** Begin **

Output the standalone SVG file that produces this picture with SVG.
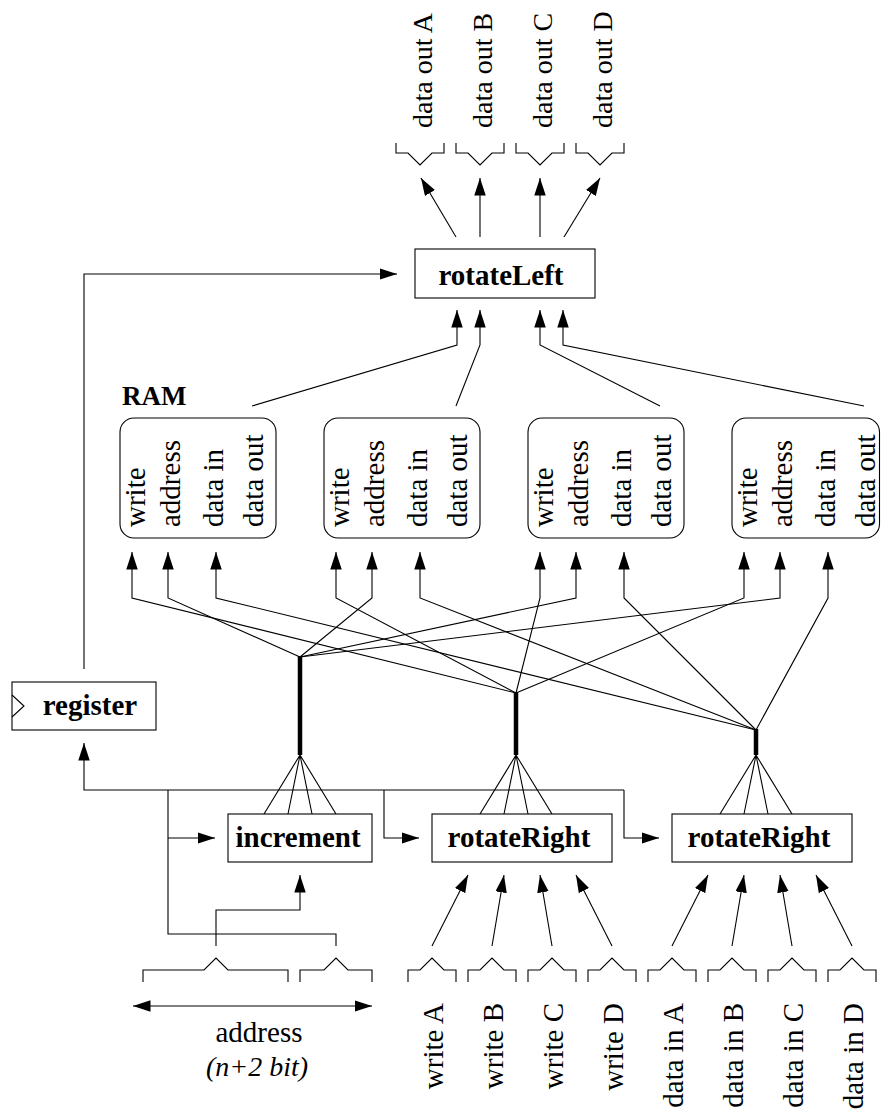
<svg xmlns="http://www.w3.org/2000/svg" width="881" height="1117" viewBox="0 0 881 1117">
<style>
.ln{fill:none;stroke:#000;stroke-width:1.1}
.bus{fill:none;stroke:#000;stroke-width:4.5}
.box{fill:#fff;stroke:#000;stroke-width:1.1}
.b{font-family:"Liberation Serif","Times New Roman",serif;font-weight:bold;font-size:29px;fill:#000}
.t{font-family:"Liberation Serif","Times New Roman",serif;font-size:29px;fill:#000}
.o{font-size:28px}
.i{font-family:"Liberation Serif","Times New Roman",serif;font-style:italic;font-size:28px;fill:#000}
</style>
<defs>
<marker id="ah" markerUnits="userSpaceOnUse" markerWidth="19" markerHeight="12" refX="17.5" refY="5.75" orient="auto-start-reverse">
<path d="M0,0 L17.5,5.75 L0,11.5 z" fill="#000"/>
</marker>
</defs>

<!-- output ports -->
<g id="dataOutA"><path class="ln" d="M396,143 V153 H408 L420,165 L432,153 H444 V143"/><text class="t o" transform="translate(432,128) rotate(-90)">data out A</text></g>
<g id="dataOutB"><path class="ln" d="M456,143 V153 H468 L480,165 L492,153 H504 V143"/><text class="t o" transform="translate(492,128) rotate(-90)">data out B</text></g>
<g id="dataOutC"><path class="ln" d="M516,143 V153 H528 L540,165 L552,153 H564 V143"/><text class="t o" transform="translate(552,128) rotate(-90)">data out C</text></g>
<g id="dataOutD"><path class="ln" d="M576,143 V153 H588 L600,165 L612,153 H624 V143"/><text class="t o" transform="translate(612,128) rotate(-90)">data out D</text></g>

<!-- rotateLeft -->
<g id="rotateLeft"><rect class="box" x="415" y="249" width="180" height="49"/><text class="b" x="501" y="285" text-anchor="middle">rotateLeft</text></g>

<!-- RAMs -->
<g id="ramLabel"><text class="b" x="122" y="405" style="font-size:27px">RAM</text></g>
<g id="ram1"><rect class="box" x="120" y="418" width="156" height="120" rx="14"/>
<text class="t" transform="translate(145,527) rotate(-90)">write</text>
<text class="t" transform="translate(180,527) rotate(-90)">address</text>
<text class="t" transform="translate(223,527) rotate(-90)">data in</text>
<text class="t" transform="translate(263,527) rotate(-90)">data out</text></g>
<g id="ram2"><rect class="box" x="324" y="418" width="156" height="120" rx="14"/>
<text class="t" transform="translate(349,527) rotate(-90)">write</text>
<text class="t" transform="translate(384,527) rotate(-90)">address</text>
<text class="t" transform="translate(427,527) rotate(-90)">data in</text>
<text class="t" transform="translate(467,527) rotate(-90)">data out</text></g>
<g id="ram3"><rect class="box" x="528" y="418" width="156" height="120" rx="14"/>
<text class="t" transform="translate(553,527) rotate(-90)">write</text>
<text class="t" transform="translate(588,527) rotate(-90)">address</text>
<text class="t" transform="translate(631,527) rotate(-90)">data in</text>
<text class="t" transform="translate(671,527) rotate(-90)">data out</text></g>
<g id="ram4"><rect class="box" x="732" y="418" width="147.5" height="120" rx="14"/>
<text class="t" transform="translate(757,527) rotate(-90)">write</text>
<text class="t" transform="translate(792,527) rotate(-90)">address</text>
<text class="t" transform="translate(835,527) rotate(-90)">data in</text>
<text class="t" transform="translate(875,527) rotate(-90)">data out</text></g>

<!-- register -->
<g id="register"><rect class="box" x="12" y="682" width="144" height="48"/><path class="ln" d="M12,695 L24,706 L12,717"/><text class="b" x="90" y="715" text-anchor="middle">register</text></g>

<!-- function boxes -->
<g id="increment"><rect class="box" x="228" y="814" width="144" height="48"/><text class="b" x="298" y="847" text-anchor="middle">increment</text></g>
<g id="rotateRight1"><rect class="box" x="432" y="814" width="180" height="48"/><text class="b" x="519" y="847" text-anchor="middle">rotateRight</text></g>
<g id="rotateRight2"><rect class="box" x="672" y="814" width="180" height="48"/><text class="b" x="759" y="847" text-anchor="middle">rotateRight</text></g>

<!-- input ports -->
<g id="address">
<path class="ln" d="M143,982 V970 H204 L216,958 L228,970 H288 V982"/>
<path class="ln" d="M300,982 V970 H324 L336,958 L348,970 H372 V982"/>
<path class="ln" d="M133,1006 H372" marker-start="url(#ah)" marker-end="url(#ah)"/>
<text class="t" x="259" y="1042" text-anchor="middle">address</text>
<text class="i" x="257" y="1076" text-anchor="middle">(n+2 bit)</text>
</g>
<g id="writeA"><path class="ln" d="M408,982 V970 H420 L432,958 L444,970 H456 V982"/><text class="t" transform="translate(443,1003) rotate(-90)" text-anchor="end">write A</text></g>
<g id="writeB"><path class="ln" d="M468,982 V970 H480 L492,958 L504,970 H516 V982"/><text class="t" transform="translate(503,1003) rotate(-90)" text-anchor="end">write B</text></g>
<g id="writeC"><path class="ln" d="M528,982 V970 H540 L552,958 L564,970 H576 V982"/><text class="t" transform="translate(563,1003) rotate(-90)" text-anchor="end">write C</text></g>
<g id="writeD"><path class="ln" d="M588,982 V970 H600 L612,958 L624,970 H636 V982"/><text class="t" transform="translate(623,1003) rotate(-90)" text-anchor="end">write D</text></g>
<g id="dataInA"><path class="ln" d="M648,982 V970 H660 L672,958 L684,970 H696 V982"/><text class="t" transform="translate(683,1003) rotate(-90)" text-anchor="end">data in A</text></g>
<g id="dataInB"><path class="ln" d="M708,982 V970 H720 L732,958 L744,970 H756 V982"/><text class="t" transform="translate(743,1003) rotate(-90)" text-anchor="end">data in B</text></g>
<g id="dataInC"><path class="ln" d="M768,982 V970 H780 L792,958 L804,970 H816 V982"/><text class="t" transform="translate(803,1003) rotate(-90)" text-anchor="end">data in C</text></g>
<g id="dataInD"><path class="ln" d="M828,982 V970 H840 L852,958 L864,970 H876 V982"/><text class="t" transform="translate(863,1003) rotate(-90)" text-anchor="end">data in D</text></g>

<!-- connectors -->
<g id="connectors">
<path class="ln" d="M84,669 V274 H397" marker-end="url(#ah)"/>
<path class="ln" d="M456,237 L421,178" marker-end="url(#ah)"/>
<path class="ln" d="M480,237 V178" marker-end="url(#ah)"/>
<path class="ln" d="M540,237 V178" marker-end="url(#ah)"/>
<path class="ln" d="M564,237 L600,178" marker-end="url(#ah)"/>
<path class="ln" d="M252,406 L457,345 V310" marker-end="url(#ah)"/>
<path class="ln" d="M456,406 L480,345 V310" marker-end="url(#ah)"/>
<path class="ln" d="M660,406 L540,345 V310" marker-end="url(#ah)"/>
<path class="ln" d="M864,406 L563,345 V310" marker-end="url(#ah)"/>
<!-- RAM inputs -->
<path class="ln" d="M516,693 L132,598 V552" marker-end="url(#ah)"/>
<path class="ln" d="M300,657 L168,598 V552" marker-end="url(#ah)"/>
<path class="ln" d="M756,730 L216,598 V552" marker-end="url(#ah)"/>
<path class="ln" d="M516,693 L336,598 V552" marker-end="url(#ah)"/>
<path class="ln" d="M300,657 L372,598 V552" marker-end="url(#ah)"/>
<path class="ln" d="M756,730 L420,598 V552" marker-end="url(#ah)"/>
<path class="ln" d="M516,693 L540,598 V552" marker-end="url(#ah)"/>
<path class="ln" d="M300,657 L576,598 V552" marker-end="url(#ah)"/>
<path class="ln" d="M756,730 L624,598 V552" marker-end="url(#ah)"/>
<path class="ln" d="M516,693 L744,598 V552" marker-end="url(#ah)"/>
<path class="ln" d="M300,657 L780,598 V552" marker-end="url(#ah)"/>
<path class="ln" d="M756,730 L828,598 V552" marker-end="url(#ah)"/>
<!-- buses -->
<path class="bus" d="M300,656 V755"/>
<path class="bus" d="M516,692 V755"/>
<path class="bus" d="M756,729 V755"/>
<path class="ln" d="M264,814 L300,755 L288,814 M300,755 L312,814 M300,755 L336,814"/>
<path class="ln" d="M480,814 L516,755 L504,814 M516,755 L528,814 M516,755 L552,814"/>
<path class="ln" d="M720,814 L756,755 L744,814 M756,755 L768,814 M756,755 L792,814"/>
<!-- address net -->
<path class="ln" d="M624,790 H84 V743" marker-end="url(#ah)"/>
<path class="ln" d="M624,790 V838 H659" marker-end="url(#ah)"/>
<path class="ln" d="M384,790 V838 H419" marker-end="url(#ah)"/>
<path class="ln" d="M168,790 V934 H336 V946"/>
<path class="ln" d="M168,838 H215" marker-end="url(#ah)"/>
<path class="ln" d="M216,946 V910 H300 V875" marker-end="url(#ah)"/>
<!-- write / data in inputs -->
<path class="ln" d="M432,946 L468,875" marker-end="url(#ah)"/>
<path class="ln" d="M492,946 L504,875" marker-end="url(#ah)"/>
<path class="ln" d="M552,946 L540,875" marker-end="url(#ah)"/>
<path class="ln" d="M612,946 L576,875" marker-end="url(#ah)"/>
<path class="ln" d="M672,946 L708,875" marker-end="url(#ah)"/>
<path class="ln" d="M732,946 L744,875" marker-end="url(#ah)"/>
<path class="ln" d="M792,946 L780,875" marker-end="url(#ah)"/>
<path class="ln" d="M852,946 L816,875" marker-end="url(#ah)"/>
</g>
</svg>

** End **

WHAT TO DO | Return only the lines running from the top of the data to the line that holds "V153 H588 L600,165". Include both of those lines, but skip the pictures.

COMPLETE OUTPUT |
Output the standalone SVG file that produces this picture with SVG.
<svg xmlns="http://www.w3.org/2000/svg" width="881" height="1117" viewBox="0 0 881 1117">
<style>
.ln{fill:none;stroke:#000;stroke-width:1.1}
.bus{fill:none;stroke:#000;stroke-width:4.5}
.box{fill:#fff;stroke:#000;stroke-width:1.1}
.b{font-family:"Liberation Serif","Times New Roman",serif;font-weight:bold;font-size:29px;fill:#000}
.t{font-family:"Liberation Serif","Times New Roman",serif;font-size:29px;fill:#000}
.o{font-size:28px}
.i{font-family:"Liberation Serif","Times New Roman",serif;font-style:italic;font-size:28px;fill:#000}
</style>
<defs>
<marker id="ah" markerUnits="userSpaceOnUse" markerWidth="19" markerHeight="12" refX="17.5" refY="5.75" orient="auto-start-reverse">
<path d="M0,0 L17.5,5.75 L0,11.5 z" fill="#000"/>
</marker>
</defs>

<!-- output ports -->
<g id="dataOutA"><path class="ln" d="M396,143 V153 H408 L420,165 L432,153 H444 V143"/><text class="t o" transform="translate(432,128) rotate(-90)">data out A</text></g>
<g id="dataOutB"><path class="ln" d="M456,143 V153 H468 L480,165 L492,153 H504 V143"/><text class="t o" transform="translate(492,128) rotate(-90)">data out B</text></g>
<g id="dataOutC"><path class="ln" d="M516,143 V153 H528 L540,165 L552,153 H564 V143"/><text class="t o" transform="translate(552,128) rotate(-90)">data out C</text></g>
<g id="dataOutD"><path class="ln" d="M576,143 V153 H588 L600,165 L612,153 H624 V143"/><text class="t o" transform="translate(612,128) rotate(-90)">data out D</text></g>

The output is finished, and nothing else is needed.